Records
--- Begin ---
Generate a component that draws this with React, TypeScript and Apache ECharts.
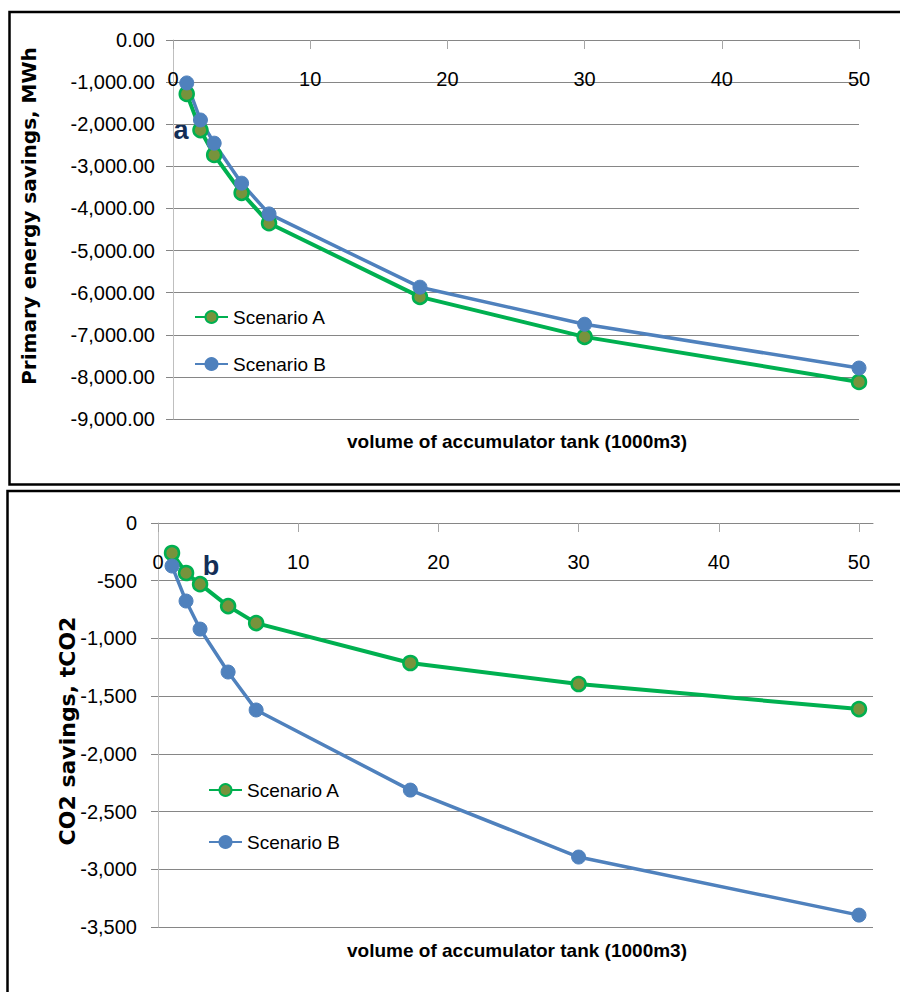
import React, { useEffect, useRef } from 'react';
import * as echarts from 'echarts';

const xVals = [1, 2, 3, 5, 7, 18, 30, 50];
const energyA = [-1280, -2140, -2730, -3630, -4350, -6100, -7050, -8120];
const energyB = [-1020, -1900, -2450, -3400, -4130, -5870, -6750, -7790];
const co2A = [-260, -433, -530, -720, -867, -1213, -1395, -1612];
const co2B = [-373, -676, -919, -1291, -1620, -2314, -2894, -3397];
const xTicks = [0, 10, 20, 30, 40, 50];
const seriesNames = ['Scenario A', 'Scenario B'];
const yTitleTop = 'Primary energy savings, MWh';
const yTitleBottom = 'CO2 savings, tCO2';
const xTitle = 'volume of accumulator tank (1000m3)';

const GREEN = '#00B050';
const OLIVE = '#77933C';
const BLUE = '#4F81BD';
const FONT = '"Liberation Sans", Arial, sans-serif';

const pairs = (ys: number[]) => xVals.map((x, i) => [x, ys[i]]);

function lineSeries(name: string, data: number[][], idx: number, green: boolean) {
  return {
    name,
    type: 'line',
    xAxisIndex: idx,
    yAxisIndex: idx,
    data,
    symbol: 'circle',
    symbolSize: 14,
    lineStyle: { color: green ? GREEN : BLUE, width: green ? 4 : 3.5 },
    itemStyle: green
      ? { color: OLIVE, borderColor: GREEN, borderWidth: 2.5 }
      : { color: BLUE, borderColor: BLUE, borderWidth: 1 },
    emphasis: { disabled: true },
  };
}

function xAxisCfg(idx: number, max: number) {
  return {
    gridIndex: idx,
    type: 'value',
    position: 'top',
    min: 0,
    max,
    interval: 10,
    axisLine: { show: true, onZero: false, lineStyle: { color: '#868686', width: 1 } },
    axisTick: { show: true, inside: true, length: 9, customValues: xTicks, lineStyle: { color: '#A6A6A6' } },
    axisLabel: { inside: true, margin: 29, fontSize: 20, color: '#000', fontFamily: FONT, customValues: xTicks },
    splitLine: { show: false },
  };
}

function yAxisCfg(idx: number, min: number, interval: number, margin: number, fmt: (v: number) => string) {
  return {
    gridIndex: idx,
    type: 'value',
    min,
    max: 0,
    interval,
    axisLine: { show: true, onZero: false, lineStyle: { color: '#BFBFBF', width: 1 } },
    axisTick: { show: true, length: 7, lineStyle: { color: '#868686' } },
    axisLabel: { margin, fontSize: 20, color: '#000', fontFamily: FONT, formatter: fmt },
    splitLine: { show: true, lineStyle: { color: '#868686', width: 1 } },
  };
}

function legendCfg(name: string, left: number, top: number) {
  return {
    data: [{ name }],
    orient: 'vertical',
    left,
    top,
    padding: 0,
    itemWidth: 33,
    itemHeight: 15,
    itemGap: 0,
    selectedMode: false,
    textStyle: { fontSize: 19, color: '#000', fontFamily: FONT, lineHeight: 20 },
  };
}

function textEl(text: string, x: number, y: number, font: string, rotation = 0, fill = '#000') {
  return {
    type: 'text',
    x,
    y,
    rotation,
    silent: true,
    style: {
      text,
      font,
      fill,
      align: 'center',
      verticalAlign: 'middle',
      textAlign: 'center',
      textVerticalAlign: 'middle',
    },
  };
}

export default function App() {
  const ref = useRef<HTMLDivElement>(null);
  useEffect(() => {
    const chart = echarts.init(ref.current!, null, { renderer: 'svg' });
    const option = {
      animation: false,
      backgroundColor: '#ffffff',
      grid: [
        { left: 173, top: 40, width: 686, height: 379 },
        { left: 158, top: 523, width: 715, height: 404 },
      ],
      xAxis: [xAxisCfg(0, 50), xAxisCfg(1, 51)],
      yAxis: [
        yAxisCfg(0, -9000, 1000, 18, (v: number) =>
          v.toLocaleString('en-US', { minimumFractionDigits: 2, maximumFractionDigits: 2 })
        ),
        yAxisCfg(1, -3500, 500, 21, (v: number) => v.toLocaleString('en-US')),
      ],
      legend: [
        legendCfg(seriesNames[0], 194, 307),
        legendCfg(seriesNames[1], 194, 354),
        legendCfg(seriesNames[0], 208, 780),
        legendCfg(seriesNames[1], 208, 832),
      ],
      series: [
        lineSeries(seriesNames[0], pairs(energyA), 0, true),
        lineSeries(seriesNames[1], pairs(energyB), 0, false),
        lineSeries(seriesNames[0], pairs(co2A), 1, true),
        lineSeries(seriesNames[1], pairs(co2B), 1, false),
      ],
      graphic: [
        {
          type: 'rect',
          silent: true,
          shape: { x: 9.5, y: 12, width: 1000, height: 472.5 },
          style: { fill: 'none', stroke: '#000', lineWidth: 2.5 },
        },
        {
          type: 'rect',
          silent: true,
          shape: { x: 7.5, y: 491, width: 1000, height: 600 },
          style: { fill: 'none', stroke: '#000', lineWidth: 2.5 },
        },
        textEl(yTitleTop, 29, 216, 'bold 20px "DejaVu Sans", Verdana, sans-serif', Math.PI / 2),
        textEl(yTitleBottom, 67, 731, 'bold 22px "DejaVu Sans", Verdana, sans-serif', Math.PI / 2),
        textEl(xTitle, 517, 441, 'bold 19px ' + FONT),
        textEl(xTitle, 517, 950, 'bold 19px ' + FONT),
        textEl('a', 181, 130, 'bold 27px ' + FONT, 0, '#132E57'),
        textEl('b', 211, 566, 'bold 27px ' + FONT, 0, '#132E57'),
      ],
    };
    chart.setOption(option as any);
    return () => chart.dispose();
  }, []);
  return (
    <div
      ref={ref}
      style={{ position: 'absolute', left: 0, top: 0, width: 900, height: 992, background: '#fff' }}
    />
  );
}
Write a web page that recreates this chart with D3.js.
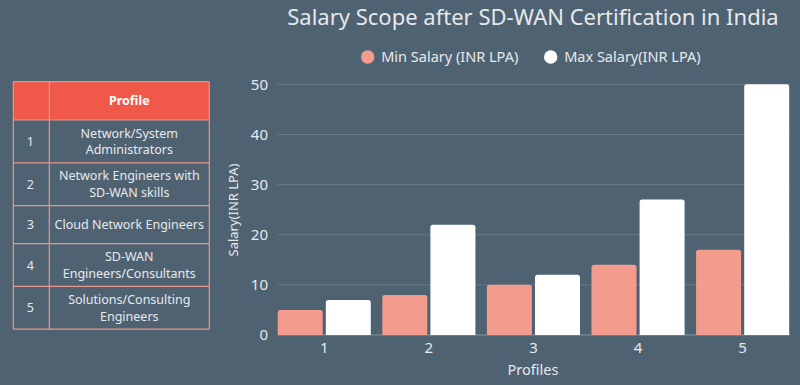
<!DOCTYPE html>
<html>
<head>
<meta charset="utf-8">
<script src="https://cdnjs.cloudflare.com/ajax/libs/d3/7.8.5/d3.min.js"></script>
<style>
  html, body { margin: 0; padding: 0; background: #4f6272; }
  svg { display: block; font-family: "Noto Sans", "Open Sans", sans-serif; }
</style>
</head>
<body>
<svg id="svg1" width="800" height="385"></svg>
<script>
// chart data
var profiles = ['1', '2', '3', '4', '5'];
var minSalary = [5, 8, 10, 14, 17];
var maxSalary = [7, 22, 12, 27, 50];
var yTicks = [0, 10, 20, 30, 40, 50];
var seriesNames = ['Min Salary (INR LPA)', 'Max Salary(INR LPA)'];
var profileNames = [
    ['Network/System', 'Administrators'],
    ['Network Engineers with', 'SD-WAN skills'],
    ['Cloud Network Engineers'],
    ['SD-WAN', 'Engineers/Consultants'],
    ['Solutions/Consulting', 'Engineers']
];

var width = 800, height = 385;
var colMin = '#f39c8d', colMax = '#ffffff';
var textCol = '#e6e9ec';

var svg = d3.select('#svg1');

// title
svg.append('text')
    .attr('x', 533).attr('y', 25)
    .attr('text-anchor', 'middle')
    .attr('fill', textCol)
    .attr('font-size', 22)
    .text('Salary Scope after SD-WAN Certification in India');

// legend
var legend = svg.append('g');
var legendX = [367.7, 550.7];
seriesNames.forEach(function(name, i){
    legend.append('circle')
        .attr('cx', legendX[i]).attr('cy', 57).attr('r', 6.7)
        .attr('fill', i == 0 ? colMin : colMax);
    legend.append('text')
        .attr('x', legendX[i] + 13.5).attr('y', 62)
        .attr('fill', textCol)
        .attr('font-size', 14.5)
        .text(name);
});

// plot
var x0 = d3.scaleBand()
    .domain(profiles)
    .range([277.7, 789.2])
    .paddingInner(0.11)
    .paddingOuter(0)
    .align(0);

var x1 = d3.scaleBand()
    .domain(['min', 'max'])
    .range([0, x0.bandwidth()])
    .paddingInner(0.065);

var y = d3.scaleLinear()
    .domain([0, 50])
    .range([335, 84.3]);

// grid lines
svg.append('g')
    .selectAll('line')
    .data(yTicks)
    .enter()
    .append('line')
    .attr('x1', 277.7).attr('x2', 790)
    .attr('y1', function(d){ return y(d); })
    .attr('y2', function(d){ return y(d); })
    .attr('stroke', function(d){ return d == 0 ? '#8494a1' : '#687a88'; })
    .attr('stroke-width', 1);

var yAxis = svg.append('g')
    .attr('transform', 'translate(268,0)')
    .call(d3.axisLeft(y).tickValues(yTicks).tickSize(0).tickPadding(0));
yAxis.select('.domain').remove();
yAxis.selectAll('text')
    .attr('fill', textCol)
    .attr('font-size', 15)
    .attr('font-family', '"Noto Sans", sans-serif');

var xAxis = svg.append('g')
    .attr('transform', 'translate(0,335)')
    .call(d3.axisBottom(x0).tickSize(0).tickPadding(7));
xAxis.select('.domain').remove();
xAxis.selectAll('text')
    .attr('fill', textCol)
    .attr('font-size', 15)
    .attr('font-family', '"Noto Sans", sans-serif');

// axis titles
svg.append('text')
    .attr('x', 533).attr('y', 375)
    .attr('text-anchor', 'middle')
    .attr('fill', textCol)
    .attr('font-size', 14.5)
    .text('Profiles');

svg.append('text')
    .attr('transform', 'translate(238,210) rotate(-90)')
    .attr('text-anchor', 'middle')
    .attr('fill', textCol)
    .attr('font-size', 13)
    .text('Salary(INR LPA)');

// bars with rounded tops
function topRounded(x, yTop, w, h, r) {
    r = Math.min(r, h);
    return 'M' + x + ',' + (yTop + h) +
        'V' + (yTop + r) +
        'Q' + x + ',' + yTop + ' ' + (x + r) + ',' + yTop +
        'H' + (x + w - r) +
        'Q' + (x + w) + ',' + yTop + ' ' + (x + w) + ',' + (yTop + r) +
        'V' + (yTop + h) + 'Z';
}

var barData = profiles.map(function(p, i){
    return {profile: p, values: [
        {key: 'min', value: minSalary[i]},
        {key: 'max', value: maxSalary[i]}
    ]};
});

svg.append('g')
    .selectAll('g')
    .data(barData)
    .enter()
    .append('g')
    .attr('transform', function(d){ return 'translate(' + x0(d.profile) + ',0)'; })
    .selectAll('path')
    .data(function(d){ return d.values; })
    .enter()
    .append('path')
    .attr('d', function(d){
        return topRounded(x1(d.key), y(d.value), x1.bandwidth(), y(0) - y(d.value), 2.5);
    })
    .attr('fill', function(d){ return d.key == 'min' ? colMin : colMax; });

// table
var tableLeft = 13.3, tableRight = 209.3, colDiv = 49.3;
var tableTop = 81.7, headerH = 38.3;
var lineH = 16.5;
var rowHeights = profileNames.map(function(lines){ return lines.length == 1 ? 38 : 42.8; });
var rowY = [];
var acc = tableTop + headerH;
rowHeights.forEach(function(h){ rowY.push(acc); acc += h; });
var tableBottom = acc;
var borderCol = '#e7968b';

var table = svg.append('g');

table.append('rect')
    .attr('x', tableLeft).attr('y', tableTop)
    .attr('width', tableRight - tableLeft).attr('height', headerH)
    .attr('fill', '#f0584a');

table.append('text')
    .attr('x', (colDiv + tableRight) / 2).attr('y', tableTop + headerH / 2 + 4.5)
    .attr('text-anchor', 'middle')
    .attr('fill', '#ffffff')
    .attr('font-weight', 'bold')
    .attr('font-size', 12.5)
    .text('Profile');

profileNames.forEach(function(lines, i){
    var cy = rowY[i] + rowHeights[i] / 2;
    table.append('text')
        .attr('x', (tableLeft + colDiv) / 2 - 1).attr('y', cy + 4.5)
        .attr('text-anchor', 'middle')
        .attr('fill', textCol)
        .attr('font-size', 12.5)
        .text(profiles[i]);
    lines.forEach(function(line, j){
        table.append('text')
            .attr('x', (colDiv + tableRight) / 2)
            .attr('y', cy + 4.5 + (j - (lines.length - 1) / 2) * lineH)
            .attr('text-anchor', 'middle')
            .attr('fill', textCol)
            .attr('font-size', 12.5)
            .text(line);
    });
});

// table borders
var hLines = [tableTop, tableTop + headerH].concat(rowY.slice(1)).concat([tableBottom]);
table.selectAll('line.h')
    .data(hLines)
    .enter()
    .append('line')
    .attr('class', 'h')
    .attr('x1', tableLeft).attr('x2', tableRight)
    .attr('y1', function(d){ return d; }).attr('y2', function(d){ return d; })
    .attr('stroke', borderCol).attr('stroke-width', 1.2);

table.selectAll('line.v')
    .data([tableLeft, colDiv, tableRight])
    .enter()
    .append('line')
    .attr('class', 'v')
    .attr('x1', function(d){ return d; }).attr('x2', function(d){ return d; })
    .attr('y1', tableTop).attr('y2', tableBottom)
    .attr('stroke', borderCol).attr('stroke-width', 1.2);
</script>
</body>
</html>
--- End ---
Restate the material word for word from its first line through the line containing "import * as echarts from 'echarts';", both included; the pictures do not belong in it.

### Result of this task
Generate a component that draws this with React, TypeScript and Apache ECharts.
import React, { useEffect, useRef } from 'react';
import * as echarts from 'echarts';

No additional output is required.